Resenha | Eles Nos Chamavam de Inimigo
O ator George Takei ficou mundialmente conhecido por seu personagem Hikaru Sulu, na franquia Star Trek, um fenômeno da ficção científica referenciado nos mais diversos produtos culturais ao longo das últimas décadas, sempre presente no imaginário popular através de filmes e séries dos mais diversos.
O que a maioria das pessoas não sabem, contudo, é que antes de se tornar um ator e ativista mundialmente reconhecido, o longevo ator enfrentou o preconceito e a discriminação racial em níveis cavalares, logo após o ataque japonês a Pearl Harbor, no final de 1941.

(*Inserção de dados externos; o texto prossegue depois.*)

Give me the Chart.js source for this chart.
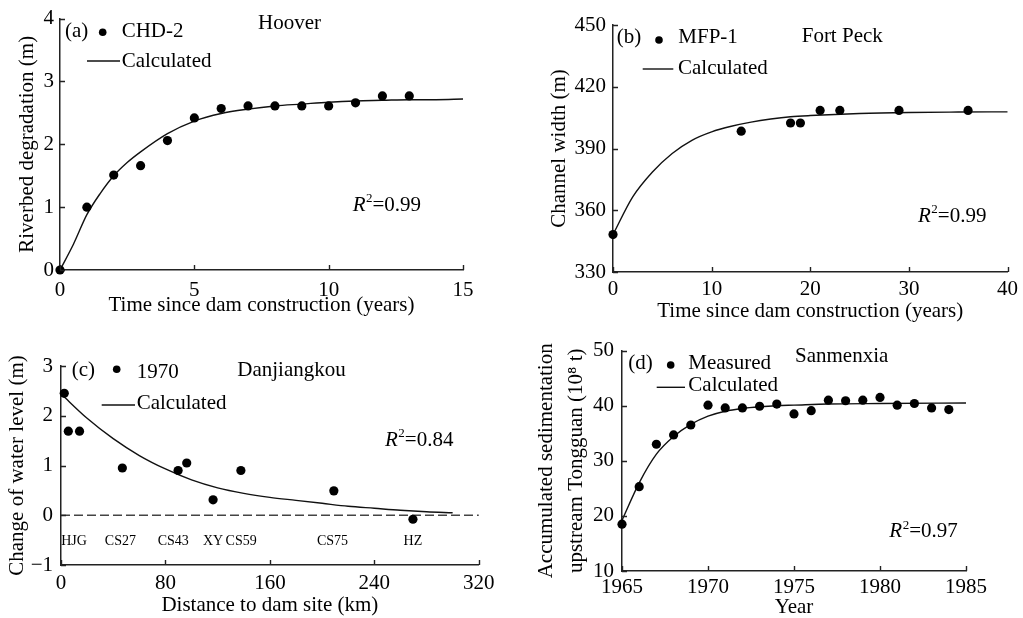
<!DOCTYPE html>
<html>
<head>
<meta charset="utf-8">
<script src="https://cdn.jsdelivr.net/npm/chart.js@4.4.1/dist/chart.umd.min.js"></script>
<style>
  html, body { margin: 0; padding: 0; background: #fff; overflow: hidden; }
  #wrap { position: relative; width: 1023px; height: 618px; }
  canvas { position: absolute; }
</style>
</head>
<body>
<div id="wrap">
  <canvas id="panelA" width="500" height="318" style="left:0px;top:0px"></canvas>
  <canvas id="panelB" width="513" height="330" style="left:510px;top:0px"></canvas>
  <canvas id="panelC" width="500" height="300" style="left:0px;top:318px"></canvas>
  <canvas id="panelD" width="513" height="300" style="left:510px;top:330px"></canvas>
</div>
<script>
// (a) Hoover - riverbed degradation
const hooverYears = [0, 1, 2, 3, 4, 5, 6, 7, 8, 9, 10, 11, 12, 13];
const hooverDeg = [0, 1.0, 1.51, 1.66, 2.06, 2.42, 2.57, 2.61, 2.61, 2.61, 2.61, 2.66, 2.77, 2.77];
const hooverCalcYears = [0, 0.5, 1, 1.5, 2, 2.5, 3, 4, 5, 6, 7, 8, 9, 10, 11, 12, 13, 14, 15];
const hooverCalc = [0, 0.41, 0.88, 1.22, 1.5, 1.71, 1.88, 2.17, 2.37, 2.49, 2.56, 2.61, 2.64, 2.67, 2.69, 2.7, 2.71, 2.71, 2.72];

// (b) Fort Peck - channel width
const peckYears = [0, 13, 18, 19, 21, 23, 29, 36];
const peckWidth = [348.2, 398.4, 402.4, 402.4, 408.5, 408.5, 408.5, 408.5];
const peckCalcYears = [0, 2, 4, 6, 8, 10, 12, 14, 16, 18, 20, 25, 30, 35, 40];
const peckCalc = [348.2, 366.5, 378.6, 387.6, 394, 398.1, 400.8, 402.8, 404.3, 405.4, 406, 407, 407.5, 407.7, 407.8];

// (c) Danjiangkou - change of water level, 1970
const danjKm = [2.5, 5.6, 14.2, 47, 89.7, 96.3, 116.5, 137.8, 209, 269.6];
const danjLevel = [2.45, 1.69, 1.69, 0.95, 0.9, 1.05, 0.31, 0.9, 0.49, -0.08];
const danjCalcKm = [0, 20, 40, 60, 80, 100, 120, 140, 160, 180, 200, 220, 240, 260, 280, 300];
const danjCalc = [2.44, 1.95, 1.54, 1.2, 0.93, 0.71, 0.55, 0.44, 0.36, 0.3, 0.24, 0.18, 0.14, 0.1, 0.07, 0.05];
const zeroKm = [0, 320];
const zeroLevel = [0, 0];
const stationNames = ['HJG', 'CS27', 'CS43', 'XY', 'CS59', 'CS75', 'HZ'];
const stationKm = [10, 45.5, 86, 116.5, 138, 208, 269.6];
const stationLevel = -0.53;

// (d) Sanmenxia - accumulated sedimentation upstream Tongguan
const sanYears = [1965, 1966, 1967, 1968, 1969, 1970, 1971, 1972, 1973, 1974, 1975, 1976, 1977, 1978, 1979, 1980, 1981, 1982, 1983, 1984];
const sanSed = [18.5, 25.3, 33, 34.7, 36.5, 40.1, 39.6, 39.6, 39.9, 40.3, 38.5, 39.1, 41.0, 40.9, 41.0, 41.5, 40.1, 40.4, 39.6, 39.3];
const sanCalcYears = [1965, 1966, 1967, 1968, 1969, 1970, 1971, 1972, 1973, 1974, 1975, 1977, 1980, 1985];
const sanCalc = [19.2, 26, 31.2, 34.4, 36.6, 38.1, 39, 39.5, 39.8, 40, 40.1, 40.3, 40.4, 40.5];

const FAMILY = '"Liberation Serif", "Times New Roman", serif';
const INK = '#000';
const AXIS = '#222';

function pairs(xs, ys) {
  return xs.map((x, i) => ({x: x, y: ys[i]}));
}

function drawR2(ctx, val, x, y) {
  ctx.font = 'italic 21px ' + FAMILY;
  ctx.fillText('R', x, y);
  let w = ctx.measureText('R').width;
  ctx.font = '13px ' + FAMILY;
  ctx.fillText('2', x + w + 0.5, y - 6);
  w += ctx.measureText('2').width + 0.5;
  ctx.font = '21px ' + FAMILY;
  ctx.fillText('=' + val, x + w, y);
}

// inward tick marks, legend, site names and R2 text
const decorPlugin = {
  id: 'decor',
  afterDraw(chart, args, o) {
    const ctx = chart.ctx;
    const {left, bottom} = chart.chartArea;
    const sx = chart.scales.x, sy = chart.scales.y;
    ctx.save();
    ctx.strokeStyle = AXIS;
    ctx.lineWidth = 1.4;
    ctx.beginPath();
    sx.ticks.forEach(t => {
      const px = Math.round(sx.getPixelForValue(t.value)) + 0.5;
      ctx.moveTo(px, bottom); ctx.lineTo(px, bottom - 5);
    });
    sy.ticks.forEach(t => {
      const py = Math.round(sy.getPixelForValue(t.value)) + 0.5;
      ctx.moveTo(left, py); ctx.lineTo(left + 5, py);
    });
    ctx.stroke();

    const ox = o.ox, oy = o.oy;
    ctx.fillStyle = INK;
    ctx.textBaseline = 'middle';
    ctx.textAlign = 'left';
    ctx.font = '21px ' + FAMILY;
    ctx.fillText(o.tag[0], o.tag[1] - ox, o.tag[2] - oy);
    ctx.fillText(o.name[0], o.name[1] - ox, o.name[2] - oy);
    ctx.fillText('Calculated', o.calc[0] - ox, o.calc[1] - oy);
    ctx.fillText(o.site[0], o.site[1] - ox, o.site[2] - oy);

    ctx.beginPath();
    ctx.arc(o.dot[0] - ox, o.dot[1] - oy, 3.8, 0, Math.PI * 2);
    ctx.fill();

    ctx.strokeStyle = '#111';
    ctx.lineWidth = 1.4;
    ctx.beginPath();
    ctx.moveTo(o.line[0] - ox, o.line[2] - oy);
    ctx.lineTo(o.line[1] - ox, o.line[2] - oy);
    ctx.stroke();

    drawR2(ctx, o.r2[0], o.r2[1] - ox, o.r2[2] - oy);

    if (o.stations) {
      ctx.font = '14px ' + FAMILY;
      ctx.textAlign = 'center';
      stationNames.forEach((s, i) => {
        ctx.fillText(s, sx.getPixelForValue(stationKm[i]), sy.getPixelForValue(stationLevel));
      });
    }
    ctx.restore();
  }
};

function axis(min, max, step, title, size, tickPad, titlePad, isX, fmt) {
  const a = {
    type: 'linear',
    min: min,
    max: max,
    ticks: {
      stepSize: step,
      autoSkip: false,
      maxRotation: 0,
      padding: tickPad,
      color: INK,
      font: {family: FAMILY, size: 21},
      callback: fmt || (v => String(v))
    },
    grid: {display: false, drawTicks: false},
    border: {display: true, color: AXIS, width: 1.5},
    title: {
      display: true,
      text: title,
      color: INK,
      font: {family: FAMILY, size: 21, lineHeight: 1.2},
      padding: isX ? {top: 0, bottom: titlePad} : {top: titlePad, bottom: 0}
    }
  };
  if (isX) a.afterFit = s => { s.height = size; };
  else a.afterFit = s => { s.width = size; };
  return a;
}

function panel(id, p) {
  const datasets = [
    {data: p.points, pointRadius: 4.6, pointHoverRadius: 4.6, backgroundColor: INK, borderWidth: 0, clip: false},
    {data: p.curve, showLine: true, pointRadius: 0, borderColor: '#111', borderWidth: 1.4,
     cubicInterpolationMode: 'monotone', clip: false}
  ];
  if (p.extra) datasets.push(p.extra);
  return new Chart(document.getElementById(id), {
    type: 'scatter',
    data: {datasets: datasets},
    options: {
      responsive: false,
      animation: false,
      devicePixelRatio: 1,
      layout: {padding: {top: p.top, right: p.right, left: 0, bottom: 0}},
      plugins: {legend: {display: false}, tooltip: {enabled: false}, decor: p.decor},
      scales: {x: p.x, y: p.y}
    },
    plugins: [decorPlugin]
  });
}

panel('panelA', {
  points: pairs(hooverYears, hooverDeg),
  curve: pairs(hooverCalcYears, hooverCalc),
  top: 15, right: 37,
  x: axis(0, 15, 5, 'Time since dam construction (years)', 48, 8, 0.4, true),
  y: axis(0, 4, 1, 'Riverbed degradation (m)', 60, 6, 15, false),
  decor: {ox: 0, oy: 0, tag: ['(a)', 65, 31.5], dot: [102.7, 32.3], name: ['CHD-2', 121.7, 31.5],
          line: [87, 120, 61], calc: [121.7, 61], site: ['Hoover', 258, 23.3], r2: ['0.99', 352.7, 205]}
});

panel('panelB', {
  points: pairs(peckYears, peckWidth),
  curve: pairs(peckCalcYears, peckCalc),
  top: 25, right: 14,
  x: axis(0, 40, 10, 'Time since dam construction (years)', 58, 5, 6.4, true),
  y: axis(330, 450, 30, 'Channel width (m)', 103, 7, 36.4, false),
  decor: {ox: 510, oy: 0, tag: ['(b)', 616.7, 37.3], dot: [659, 40], name: ['MFP-1', 678.3, 37.3],
          line: [642.7, 673.3, 69], calc: [678, 68.3], site: ['Fort Peck', 801.7, 36], r2: ['0.99', 918, 216]}
});

panel('panelC', {
  points: pairs(danjKm, danjLevel),
  curve: pairs(danjCalcKm, danjCalc),
  extra: {data: pairs(zeroKm, zeroLevel), showLine: true, pointRadius: 0, borderColor: '#444',
          borderWidth: 1.5, borderDash: [9, 4], clip: false},
  top: 48, right: 18,
  x: axis(0, 320, 80, 'Distance to dam site (km)', 53, 5.5, 0, true),
  y: axis(-1, 3, 1, 'Change of water level (m)', 61, 8, 4.4, false, v => (v < 0 ? '\u2212' + Math.abs(v) : String(v))),
  decor: {ox: 0, oy: 318, tag: ['(c)', 71.7, 370], dot: [116.7, 369.3], name: ['1970', 136.7, 372.7],
          line: [101.7, 135, 405], calc: [136.7, 403.3], site: ['Danjiangkou', 237.3, 370],
          r2: ['0.84', 385, 440], stations: true}
});

const sanTitle = ['Accumulated sedimentation', 'upstream Tongguan (10\u2078 t)'];
const yD = axis(10, 50, 10, sanTitle, 112, 8, 21.7, false);
yD.title.font.lineHeight = 1.43;
panel('panelD', {
  points: pairs(sanYears, sanSed),
  curve: pairs(sanCalcYears, sanCalc),
  top: 19, right: 57,
  x: axis(1965, 1985, 5, 'Year', 59, 3.7, 9.9, true),
  y: yD,
  decor: {ox: 510, oy: 330, tag: ['(d)', 628.3, 363.3], dot: [670.7, 365], name: ['Measured', 688.3, 363.3],
          line: [656.7, 685, 387.3], calc: [688.3, 385], site: ['Sanmenxia', 795, 356], r2: ['0.97', 889.3, 531.7]}
});
</script>
</body>
</html>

Na histeria que varreu a Costa Oeste dos Estados Unidos após o atentado, tanto os japoneses residentes nos EUA quanto seus descendentes foram levados para campos de detenção, injustificadamente listados como suspeitos de associação e fidelidade ao Império Japonês, em plena Segunda Guerra Mundial.
Desapropriados de tudo que haviam conquistado honestamente ao longo dos anos e deixados em um campo severamente vigiado no meio do Arkansas, os Takei percorreram uma longa jornada até a recuperação de sua liberdade, com consequências que perduraram através das décadas para a população nipo-americana e que influenciaram sobremaneira a forma como o primogênito George viria a enxergar o mundo.

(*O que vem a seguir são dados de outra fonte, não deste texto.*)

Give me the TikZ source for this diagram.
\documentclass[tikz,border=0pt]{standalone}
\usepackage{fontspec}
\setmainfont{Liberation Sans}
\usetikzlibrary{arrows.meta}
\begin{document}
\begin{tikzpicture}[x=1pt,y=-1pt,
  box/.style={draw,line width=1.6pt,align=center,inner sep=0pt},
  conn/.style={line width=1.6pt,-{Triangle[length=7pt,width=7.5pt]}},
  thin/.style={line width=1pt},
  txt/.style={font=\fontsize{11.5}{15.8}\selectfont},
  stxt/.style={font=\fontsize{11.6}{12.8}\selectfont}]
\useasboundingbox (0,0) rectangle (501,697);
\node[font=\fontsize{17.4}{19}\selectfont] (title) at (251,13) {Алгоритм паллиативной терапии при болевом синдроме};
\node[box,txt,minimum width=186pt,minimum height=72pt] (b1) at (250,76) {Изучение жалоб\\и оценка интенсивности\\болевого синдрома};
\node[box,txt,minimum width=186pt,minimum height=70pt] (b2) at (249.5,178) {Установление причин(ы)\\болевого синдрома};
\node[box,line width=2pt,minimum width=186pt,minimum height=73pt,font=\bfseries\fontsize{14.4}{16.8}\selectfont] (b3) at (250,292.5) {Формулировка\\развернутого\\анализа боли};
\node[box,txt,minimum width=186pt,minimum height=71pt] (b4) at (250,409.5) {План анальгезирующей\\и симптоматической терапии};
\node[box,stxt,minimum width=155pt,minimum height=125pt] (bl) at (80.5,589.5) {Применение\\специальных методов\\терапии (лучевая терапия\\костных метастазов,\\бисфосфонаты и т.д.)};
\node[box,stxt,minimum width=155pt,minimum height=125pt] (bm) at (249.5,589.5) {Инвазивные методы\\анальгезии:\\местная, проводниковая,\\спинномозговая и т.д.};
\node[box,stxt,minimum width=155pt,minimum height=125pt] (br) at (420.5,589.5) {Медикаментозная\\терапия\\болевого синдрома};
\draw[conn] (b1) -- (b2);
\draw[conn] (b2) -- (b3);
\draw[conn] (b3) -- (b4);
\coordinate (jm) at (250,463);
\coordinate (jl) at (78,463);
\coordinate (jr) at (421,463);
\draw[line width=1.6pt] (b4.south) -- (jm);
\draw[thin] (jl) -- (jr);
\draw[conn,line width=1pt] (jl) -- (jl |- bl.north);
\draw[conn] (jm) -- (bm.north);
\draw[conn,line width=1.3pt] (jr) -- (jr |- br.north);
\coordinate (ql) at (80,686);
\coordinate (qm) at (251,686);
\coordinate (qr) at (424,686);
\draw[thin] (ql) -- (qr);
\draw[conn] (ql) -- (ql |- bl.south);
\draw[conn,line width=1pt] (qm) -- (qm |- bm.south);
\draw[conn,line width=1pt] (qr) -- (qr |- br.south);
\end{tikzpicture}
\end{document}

Em um relato sensível e detalhado, Takei conta a história de sua família de forma tocante e intimista. Contando com Justin Eisinger e Steven Scott nos roteiros, as reminiscências do octogenário ator percorrem tanto sua infância quanto sua vida adulta, explorando não só o trauma do encarceramento injustificável quanto as reverberações desse absurdo institucionalizado pelo Estado.
A impressionante narrativa visual de Harmony Becker dialoga com as facetas do roteiro ao apresentar um traço camaleônico que se adapta às sequências propostas, ora apresentando um aspecto mais cartunesco, ao explorar as aventuras do pequeno George e seus irmãos, ora dispondo de uma narrativa mais detalhada e menos descontraída, para trabalhar a passagem dos anos e os momentos marcantes da trajetória de Takei pós campo de detenção.

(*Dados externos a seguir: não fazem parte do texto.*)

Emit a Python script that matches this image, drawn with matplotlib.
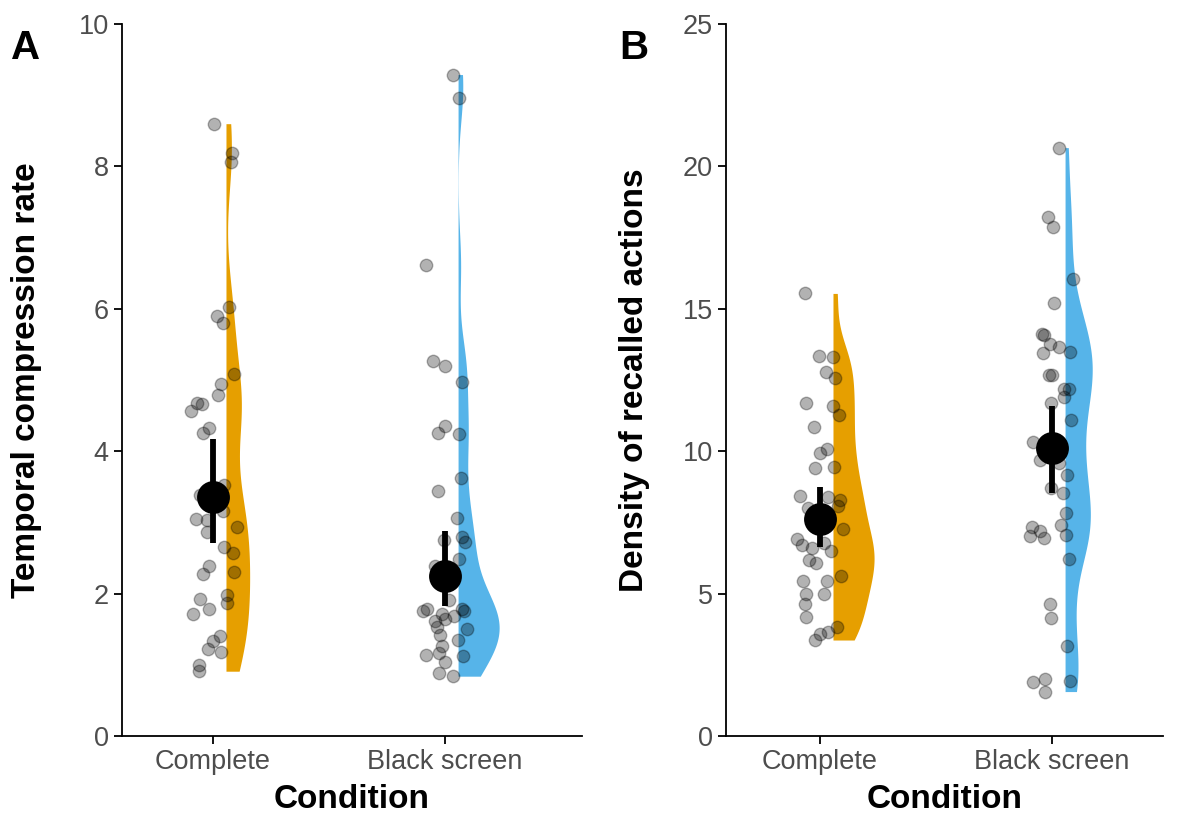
import numpy as np
import matplotlib
matplotlib.use("Agg")
import matplotlib.pyplot as plt

plt.rcParams['font.family'] = ['Liberation Sans', 'DejaVu Sans']

categories = ["Complete", "Black screen"]
colors = ["#E69F00", "#56B4E9"]

# Panel A: temporal compression rate
a_complete = [8.60, 8.19, 8.06, 6.02, 5.90, 5.80, 5.09, 4.94, 4.79, 4.68, 4.66, 4.56, 4.33,
              4.25, 3.53, 3.39, 3.16, 3.05, 3.04, 2.93, 2.86, 2.66, 2.57, 2.39, 2.30, 2.27,
              1.98, 1.93, 1.87, 1.78, 1.72, 1.41, 1.34, 1.22, 1.18, 1.00, 0.91]
a_complete_jit = [0.004, 0.083, 0.076, 0.069, 0.019, 0.042, 0.092, 0.036, 0.023, -0.070, -0.049,
                  -0.094, -0.016, -0.044, 0.049, -0.056, 0.043, -0.075, -0.025, 0.102, -0.027,
                  0.049, 0.085, -0.017, 0.092, -0.044, 0.059, -0.056, 0.062, -0.019, -0.085,
                  0.029, 0.001, -0.022, 0.034, -0.059, -0.059]
a_black = [9.29, 8.96, 6.62, 5.27, 5.20, 4.97, 4.36, 4.26, 4.24, 3.62, 3.44, 3.06, 2.80, 2.75,
           2.72, 2.48, 2.39, 1.91, 1.79, 1.78, 1.76, 1.76, 1.72, 1.69, 1.64, 1.62, 1.53, 1.50,
           1.42, 1.35, 1.26, 1.16, 1.14, 1.12, 1.04, 0.89, 0.84]
a_black_jit = [0.033, 0.060, -0.083, -0.050, -0.001, 0.073, -0.001, -0.029, 0.062, 0.068, -0.029,
               0.050, 0.075, -0.004, 0.086, 0.060, -0.043, 0.017, 0.072, -0.076, -0.094, 0.083,
               -0.012, 0.038, 0.000, -0.044, -0.033, 0.096, -0.020, 0.056, -0.014, -0.026,
               -0.081, 0.079, -0.001, -0.027, 0.033]
a_mean = [3.36, 2.25]
a_ci_low = [2.71, 1.82]
a_ci_high = [4.17, 2.88]

# Panel B: density of recalled actions
b_complete = [15.54, 13.34, 13.30, 12.78, 12.57, 11.70, 11.58, 11.26, 10.84, 10.07, 9.93, 9.42,
              9.43, 8.43, 8.40, 8.29, 8.09, 8.00, 7.26, 6.91, 6.79, 6.71, 6.61, 6.50, 6.17,
              6.06, 5.63, 5.45, 5.44, 5.00, 5.00, 4.63, 4.18, 3.83, 3.66, 3.57, 3.37]
b_complete_jit = [-0.065, -0.006, 0.057, 0.027, 0.066, -0.059, 0.055, 0.081, -0.027, 0.030,
                  -0.001, -0.023, 0.059, -0.088, 0.033, 0.086, 0.079, -0.050, 0.099, -0.098,
                  0.019, -0.079, -0.033, 0.046, -0.047, -0.017, 0.089, 0.031, -0.075, -0.060,
                  0.019, -0.063, -0.060, 0.075, 0.036, -0.001, -0.023]
b_black = [20.66, 18.21, 17.87, 16.04, 15.19, 14.13, 14.09, 13.78, 13.65, 13.47, 13.44, 12.68,
           12.68, 12.20, 12.17, 11.89, 11.68, 11.08, 10.33, 9.69, 9.60, 9.18, 8.72, 8.52, 7.82,
           7.41, 7.33, 7.21, 7.05, 7.02, 6.94, 6.23, 4.63, 4.15, 3.16, 2.01, 1.94, 1.89, 1.56]
b_black_jit = [0.029, -0.019, 0.006, 0.092, 0.010, -0.042, -0.036, -0.009, 0.031, 0.079, -0.039,
               -0.013, 0.001, 0.073, 0.053, 0.053, -0.003, 0.082, -0.081, -0.052, 0.030, 0.063,
               -0.006, 0.049, 0.059, 0.038, -0.085, -0.052, 0.059, -0.095, -0.036, 0.073,
               -0.010, -0.006, 0.066, -0.030, 0.076, -0.081, -0.031]
b_mean = [7.62, 10.10]
b_ci_low = [6.65, 8.52]
b_ci_high = [8.75, 11.58]


def kde_trim(vals, adjust=0.65, n=512):
    v = np.asarray(vals, float)
    sd = v.std(ddof=1)
    iqr = np.subtract(*np.percentile(v, [75, 25]))
    bw = adjust * 0.9 * min(sd, iqr / 1.34) * len(v) ** (-0.2)
    y = np.linspace(v.min(), v.max(), n)
    d = np.exp(-0.5 * ((y[:, None] - v[None, :]) / bw) ** 2).sum(1) / (len(v) * bw * np.sqrt(2 * np.pi))
    return y, d


def panel(ax, groups, jits, means, lo, hi, ylim, yticks, ylabel, xlim):
    dens = [kde_trim(g) for g in groups]
    dmax = max(d.max() for _, d in dens)
    nudge, maxw = 0.056, 0.177
    for i, ((yy, d), col) in enumerate(zip(dens, colors)):
        x0 = i + 1 + nudge
        ax.fill_betweenx(yy, x0, x0 + d / dmax * maxw, color=col, lw=0, zorder=1)
    for i, (g, j) in enumerate(zip(groups, jits)):
        ax.scatter(np.array(j) + i + 1, g, s=80, c='black', alpha=0.3,
                   edgecolors='black', linewidths=1.0, zorder=2)
    for i in range(2):
        ax.plot([i + 1, i + 1], [lo[i], hi[i]], color='black', lw=4.2, zorder=3,
                solid_capstyle='butt')
    ax.scatter([1, 2], means, s=560, c='black', zorder=4, lw=0)
    ax.set_xlim(*xlim)
    ax.set_ylim(*ylim)
    ax.set_yticks(yticks)
    ax.set_xticks([1, 2])
    ax.set_xticklabels(categories)
    for s in ['top', 'right']:
        ax.spines[s].set_visible(False)
    for s in ['left', 'bottom']:
        ax.spines[s].set_linewidth(1.3)
    ax.tick_params(axis='both', length=5.5, width=1.3, labelsize=19.5, labelcolor='#4D4D4D')
    ax.tick_params(axis='y', pad=4)
    ax.tick_params(axis='x', pad=4)
    ax.set_ylabel(ylabel, fontsize=24, fontweight='bold', va='center')
    ax.set_xlabel("Condition", fontsize=24, fontweight='bold', va='center')


fig = plt.figure(figsize=(11.8, 8.13), dpi=100)
axA = fig.add_axes([122 / 1180, 77 / 813, 460 / 1180, 712 / 813])
axB = fig.add_axes([726 / 1180, 77 / 813, 437 / 1180, 712 / 813])

panel(axA, [a_complete, a_black], [a_complete_jit, a_black_jit], a_mean, a_ci_low, a_ci_high,
      (0, 10), [0, 2, 4, 6, 8, 10], "Temporal compression rate", (0.608, 2.590))
panel(axB, [b_complete, b_black], [b_complete_jit, b_black_jit], b_mean, b_ci_low, b_ci_high,
      (0, 25), [0, 5, 10, 15, 20, 25], "Density of recalled actions", (0.595, 2.478))

axA.yaxis.set_label_coords((27 - 122) / 460, 0.5)
axB.yaxis.set_label_coords((635 - 726) / 437, 0.5)
axA.xaxis.set_label_coords(0.5, -(799 - 736) / 712)
axB.xaxis.set_label_coords(0.5, -(799 - 736) / 712)

fig.text(11 / 1180, 1 - 59 / 813, "A", fontsize=29, fontweight='bold', ha='left', va='baseline')
fig.text(619 / 1180, 1 - 59 / 813, "B", fontsize=29, fontweight='bold', ha='left', va='baseline')

fig.savefig("out.png", dpi=100)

A tradução de Érico Assis logra êxito ao reproduzir os costumes e maneirismos da fala de japoneses se comunicando em uma língua que não é a sua, gerando efeitos cômicos em alguns momentos mais lúdicos, mas sem perder a seriedade exigida pelos momentos mais tensos da história.
A leveza da visão infantil é contrastada a todo instante pelos autores com o absurdo cometido contra a população nipo-americana em um evidente movimento racista institucionalizado pelo Estado. As discussões políticas travadas pelos pais do intérprete de Hikaru Sulu são a todo tempo colocadas em perspectiva com as recordações de momentos divertidos e lúdicos do próprio George e seus irmãos em meio ao total e completo absurdo.
Seguindo o relato do Takei mais famoso da família, a obra carrega consigo a observância de todo o disparate ocorrido junto de um otimismo marcante do ator em relação à democracia e à ideia de liberdade que ele próprio imagina sobre os EUA. Esse viés entusiasta e patriótico acaba evidenciado e gera incômodo na medida em que se percebe que há mais idealização do que constatação factual sobre as estruturas democráticas dos EUA.
Nessa obra, indicada ao prêmio Eisner 2020 na categoria de obras baseadas em fatos reais, as contradições e os equívocos dos EUA não são mencionados diretamente por Takei, mas podem ser inferidos pelos leitores mais atentos através da construção de roteiro elaborada por Eisinger e Scott, apesar do tom positivo com que George Takei, do alto de suas mais de oito décadas de vida, consegue manter sobre sua longa e próspera vida.
Publicada pela Editora Devir no final de 2019, “Eles nos chamavam de inimigo” conta com 208 páginas, capa cartonada com orelhas e um design de edição que torna a leitura ainda mais satisfatória e envolvente.